Gregory Maxwell wrote:
On 8/11/07, Brion Vibber brion@wikimedia.org wrote:
Worth taking a look at, though I wonder why the people working on Mayflower aren't:
Active in the development list or IRC channel
Committing their code to SVN
So how do you suggest a search for commons be integrated when it can't work off the current production database alone?
That doesn't sound like any kind of impediment. The text search for everything else doesn't work off the current production database alone, either.
Mayflower uses a periodic text extract from commons which is passed through a stemmer, then the most frequent terms get stop-worded to prevent index bloat. Incremental updates of the full text part of MayFlower aren't possible as currently designed.
Ok...
Since the start of Mayflower Tangotango and I have discussed moving its backend to the search stuff I've been working on. The backend stuff I'm using is far faster, doesn't fall over with overly frequent keys, and handles incremental update just fine. I've finally gotten around to putting up a web front end for my search stuff, check it out, Commons version is at http://tools.wikimedia.de/~gmaxwell/cgi-bin/cattersect.py, enwiki version is at http://tools.wikimedia.de/~gmaxwell/cgi-bin/enwiki_cattersect.py
Awesome!
The problem there is that my backend stuff depends on PostgreSQL, because postgresql provides the inverted indexing which is utterly required for the qualities of my implementation. So on that case, again we're in a situation where it's not as simple as "commit it so SVN" since using that would require a non-trivial addition of software infrastructure which would have to be carefully considered.
I think there's some misconceptions here. :)
First, we've got *lots* of irons in the fire in Subversion.
Not just the things we're running at the moment, but all sorts of extensions and both experimental and used-elsewhere tangents like Semantic MediaWiki and WikiData/OmegaWiki, experimental geographic mapping extensions, the Python Wikipedia bot framework, and of course MediaWiki support for PostgreSQL backends.
Putting the code into Subversion means that the entire community of people working on the world of Wikimedia-related code can see it, review it, and pitch in if interested.
That has obvious advantages for anything that does reach readiness to go live on our own servers, of course, since the core devs can keep an eye on it and aid in maintenance.
As with other tools such as the Lucene search, using additional backend support tools is *not* a deal-breaker as long as they're free/open source and can be worked into the system. Being 'partitioned' from the rest of the system like with this sort of search backend makes it especially easy -- it doesn't reach into every part of the system.

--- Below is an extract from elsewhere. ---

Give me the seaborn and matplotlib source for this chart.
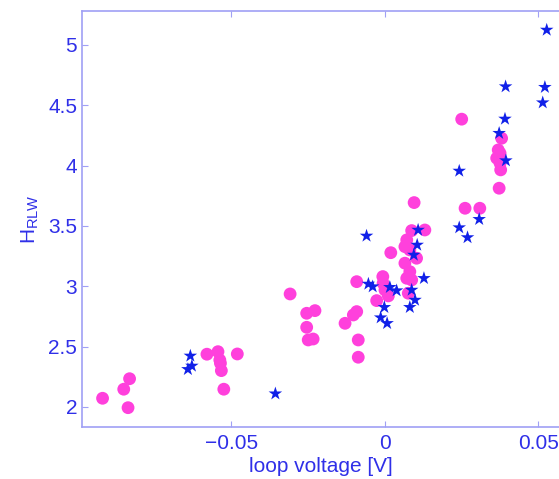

I would very strongly encourage this work to be done openly and using the shared infrastructure of the Wikimedia and MediaWiki community. We're pretty much handing out SVN accounts to anyone interested in working on MediaWiki-related stuff, so don't feel that a wiki-integrated search engine is going to be ignored or has to be hidden away until it's perfected. :)
-- brion vibber (brion @ wikimedia.org)